◆ Information provided ◆
-*-*-
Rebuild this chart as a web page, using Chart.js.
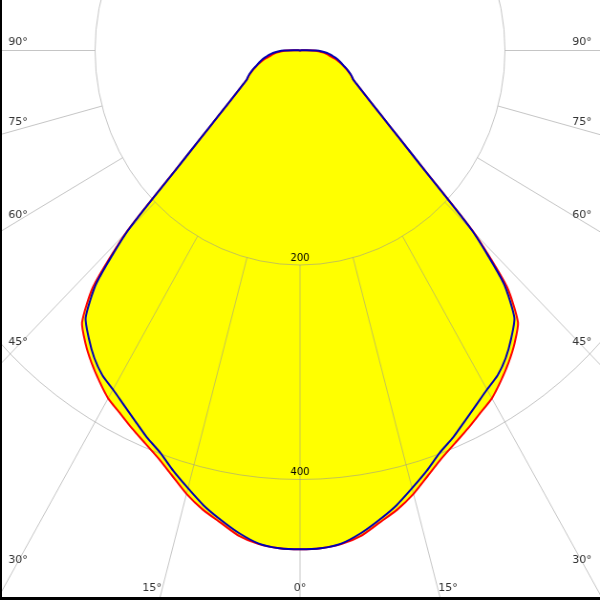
<!DOCTYPE html>
<html><head><meta charset="utf-8">
<script src="https://cdn.jsdelivr.net/npm/chart.js@4.4.1/dist/chart.umd.min.js"></script>
<style>
html,body{margin:0;padding:0;background:#fff;}
#frame{position:relative;width:600px;height:600px;overflow:hidden;background:#fff;}
#wrap{position:absolute;left:0;top:0;width:628px;height:600px;transform:scaleX(0.95541);transform-origin:0 0;}
#bl{position:absolute;left:0;top:0;width:2px;height:600px;background:#000;}
#bb{position:absolute;left:0;top:597px;width:600px;height:3px;background:#000;}
</style></head><body>
<div id="frame"><div id="wrap"><canvas id="c"></canvas></div><div id="bl"></div><div id="bb"></div></div>
<script>
// gamma angles (deg) of one half-plane, 0 = straight down, 180 = straight up
const gamma = [0,2.5,5,7.5,10,12.5,15,17.5,20,22.5,25,27.5,30,32.5,35,37.5,40,42.5,45,47.5,50,52.5,55,57.5,60,62.5,65,67.5,70,72.5,75,77.5,80,82.5,85,87.5,90,
  92.5,95,97.5,100,102.5,105,107.5,110,112.5,115,117.5,120,122.5,125,127.5,130,132.5,135,137.5,140,142.5,145,147.5,150,152.5,155,157.5,160,162.5,165,167.5,170,172.5,175,177.5,180];
// C0-C180 plane (red)
const redValues = [465,464.5,462,456.5,447,438.5,428,415.5,404.5,396,388.5,381,374.5,365,355,344,331,299,240,165,125,101,85,73.5,65,58.5,55,51,47,43,39,34.5,30,26.5,23,18,13,
  5,2,0.5,0,0,0,0,0,0,0,0,0,0,0,0,0,0,0,0,0,0,0,0,0,0,0,0,0,0,0,0,0,0,0,0,0];
// C90-C270 plane (blue)
const blueValues = [465,464.5,461.5,454,444.5,434.5,422.5,411,399,390.5,381,372.5,365,359,350,338.5,325.5,294,238,164,125,101,85,73.5,65,58.5,55.5,51.5,47.5,43.5,40.5,37.5,33.5,30,26.5,21.5,16,
  6,2.5,1,0,0,0,0,0,0,0,0,0,0,0,0,0,0,0,0,0,0,0,0,0,0,0,0,0,0,0,0,0,0,0,0,0];
const radialTicks = [200,400];
const rayAngles = [0,15,30,45,60,75,90];
const STEP = 2.5;
const K = 0.95541;          // horizontal compression of the picture
const GRID = 'rgba(150,150,150,0.55)';

// left half: gamma 0..180 ; right half: gamma 177.5..2.5
function fullCircle(half){ return half.concat(half.slice(1, half.length-1).reverse()); }
const labels = fullCircle(gamma).map(g => g + '°');

const decor = {
  id:'decor',
  beforeDatasetsDraw(chart){
    const s = chart.scales.r, ctx = chart.ctx;
    const n = chart.data.labels.length;
    const cx = s.xCenter, cy = s.yCenter;
    const idx = g => [Math.round(g/STEP) % n, (n - Math.round(g/STEP)) % n];
    ctx.save();
    ctx.strokeStyle = GRID; ctx.lineWidth = 1;
    rayAngles.forEach(g => {
      [...new Set(idx(g))].forEach(i => {
        const a = s.getPointPositionForValue(i, radialTicks[0]);
        const b = s.getPointPositionForValue(i, s.max);
        ctx.beginPath(); ctx.moveTo(a.x, a.y); ctx.lineTo(b.x, b.y); ctx.stroke();
      });
    });
    const text = (str, x, y, font, color) => {
      ctx.save(); ctx.translate(x, y); ctx.scale(1/K, 1);
      ctx.font = font; ctx.fillStyle = color; ctx.textAlign = 'center'; ctx.textBaseline = 'middle';
      ctx.fillText(str, 0, 0); ctx.restore();
    };
    // angle labels at the picture edge
    rayAngles.forEach(g => {
      const ids = [...new Set(idx(g))];
      const rad = g * Math.PI / 180;
      ids.forEach(i => {
        const b = s.getPointPositionForValue(i, s.max);
        const dx = b.x - cx, dy = b.y - cy;
        let x, y;
        if (g >= 30) {
          x = (dx < 0 ? 18 : 582) / K;
          y = cy + (x - cx) / dx * dy - 8 * Math.sin(rad) ** 2;
        } else {
          y = 588;
          x = cx + (y - cy) / dy * dx + (dx < 0 ? -1 : 1) * 40 * Math.sin(rad) / K;
        }
        text(g + '°', x, y, '11px "DejaVu Sans", sans-serif', '#333');
      });
    });
    // intensity tick labels along 0°
    radialTicks.forEach(v => {
      const p = s.getPointPositionForValue(0, v);
      text(String(v), p.x, p.y - 7, '10px "DejaVu Sans", sans-serif', '#000');
    });
    ctx.restore();
  }
};

new Chart(document.getElementById('c'), {
  type: 'radar',
  data: {
    labels,
    datasets: [
      {label:'C90-C270', data: fullCircle(blueValues), borderColor:'#0000b4', backgroundColor:'#ffff00', fill:'origin', borderWidth:2, pointRadius:0, pointHoverRadius:0, borderJoinStyle:'round', tension:0.2, clip:false},
      {label:'C0-C180', data: fullCircle(redValues), borderColor:'#ff0000', backgroundColor:'#ffff00', fill:'origin', borderWidth:2, pointRadius:0, pointHoverRadius:0, borderJoinStyle:'round', tension:0.2, clip:false}
    ]
  },
  options: {
    responsive:true, maintainAspectRatio:false, animation:false, events:[],
    layout:{padding:0},
    plugins:{legend:{display:false}, tooltip:{enabled:false}, filler:{drawTime:'beforeDraw'}},
    scales:{
      r:{
        min:0, max:600, startAngle:180,
        ticks:{display:false, stepSize:200},
        pointLabels:{display:false},
        angleLines:{display:false},
        grid:{circular:true, color:GRID, lineWidth:1},
        afterFit(scale){
          scale.xCenter = scale.chart.width / 2;
          scale.yCenter = 50.5;
          scale.drawingArea = 1.0725 * 600;
        }
      }
    }
  },
  plugins:[decor]
});
</script>
</body></html>
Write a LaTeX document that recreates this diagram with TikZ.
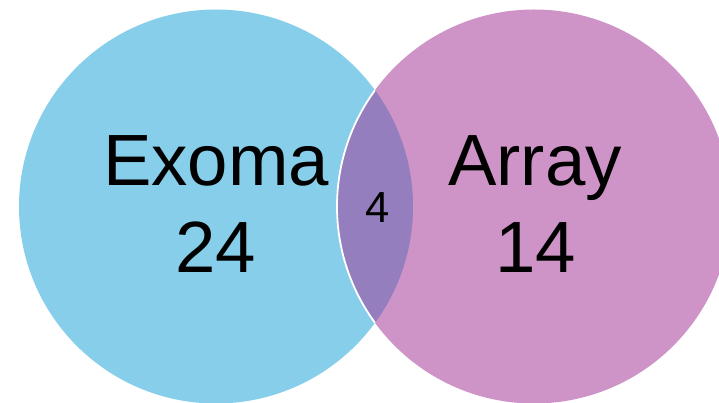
\documentclass[tikz,border=0pt]{standalone}
\usepackage{fontspec}
\setmainfont{Liberation Sans}
\definecolor{skyb}{RGB}{135,206,234}
\definecolor{pinkc}{RGB}{206,147,199}
\definecolor{lensc}{RGB}{149,126,189}
\tikzset{
  big/.style={anchor=base,inner sep=0pt,font=\fontsize{72.6}{80}\selectfont},
  small/.style={anchor=base,inner sep=0pt,font=\fontsize{43.5}{48}\selectfont}
}
\begin{document}
\begin{tikzpicture}[x=1pt,y=1pt]
\useasboundingbox (0,0) rectangle (719,403);
\begin{scope}
\clip (0,0) rectangle (719,403);
\coordinate (cl) at (216,196.5);
\coordinate (cr) at (534,196.5);
\fill[skyb] (cl) circle[radius=197];
\fill[pinkc] (cr) circle[radius=197];
\begin{scope}
\clip (cl) circle[radius=197];
\fill[lensc] (cr) circle[radius=197];
\draw[white,line width=1.8pt] (cr) circle[radius=197];
\end{scope}
\end{scope}
\node[big] (exoma) at (216,217) {Exoma};
\node[big] (n24) at (216,130) {24};
\node[big] (array) at (535,217) {Array};
\node[big] (n14) at (536,130) {14};
\node[small] (n4) at (377.5,180.5) {4};
\end{tikzpicture}
\end{document}
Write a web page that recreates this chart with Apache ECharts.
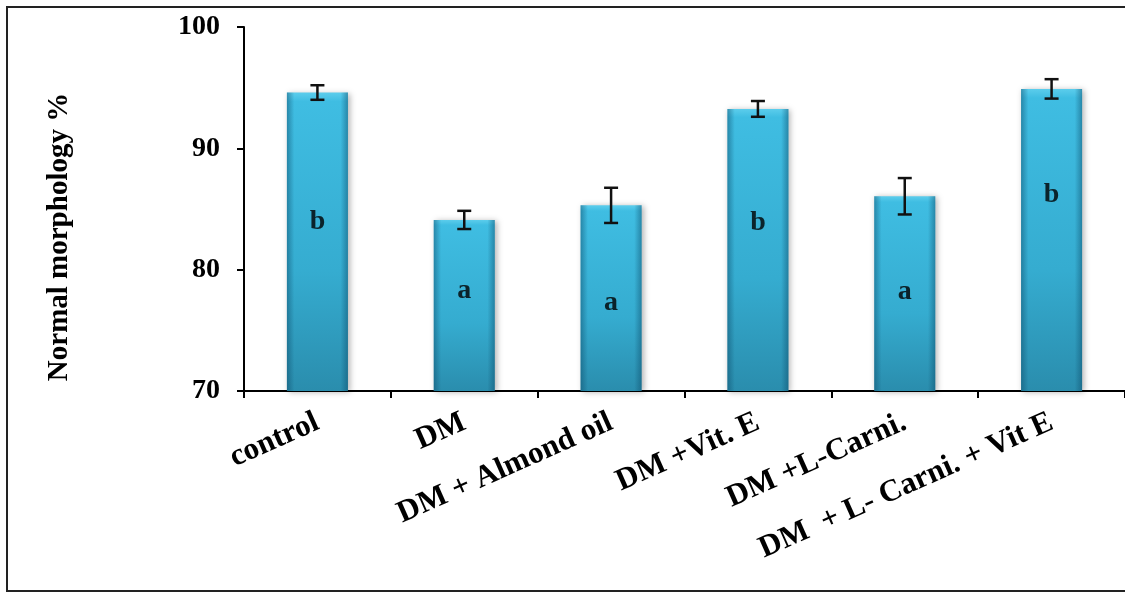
-*-*-
◆ What to produce ◆
Your task is to copy word for word the lines from the line containing "Write a LaTeX" to the end of the listing, both included, and to drop any pictures.

◆ Solved problem ◆
Write a LaTeX document that recreates this diagram with TikZ.
\documentclass[tikz,border=0pt]{standalone}
\usepackage{fontspec}
\setmainfont{Liberation Sans}
\definecolor{skyb}{RGB}{135,206,234}
\definecolor{pinkc}{RGB}{206,147,199}
\definecolor{lensc}{RGB}{149,126,189}
\tikzset{
  big/.style={anchor=base,inner sep=0pt,font=\fontsize{72.6}{80}\selectfont},
  small/.style={anchor=base,inner sep=0pt,font=\fontsize{43.5}{48}\selectfont}
}
\begin{document}
\begin{tikzpicture}[x=1pt,y=1pt]
\useasboundingbox (0,0) rectangle (719,403);
\begin{scope}
\clip (0,0) rectangle (719,403);
\coordinate (cl) at (216,196.5);
\coordinate (cr) at (534,196.5);
\fill[skyb] (cl) circle[radius=197];
\fill[pinkc] (cr) circle[radius=197];
\begin{scope}
\clip (cl) circle[radius=197];
\fill[lensc] (cr) circle[radius=197];
\draw[white,line width=1.8pt] (cr) circle[radius=197];
\end{scope}
\end{scope}
\node[big] (exoma) at (216,217) {Exoma};
\node[big] (n24) at (216,130) {24};
\node[big] (array) at (535,217) {Array};
\node[big] (n14) at (536,130) {14};
\node[small] (n4) at (377.5,180.5) {4};
\end{tikzpicture}
\end{document}
Write a web page that recreates this chart with Apache ECharts.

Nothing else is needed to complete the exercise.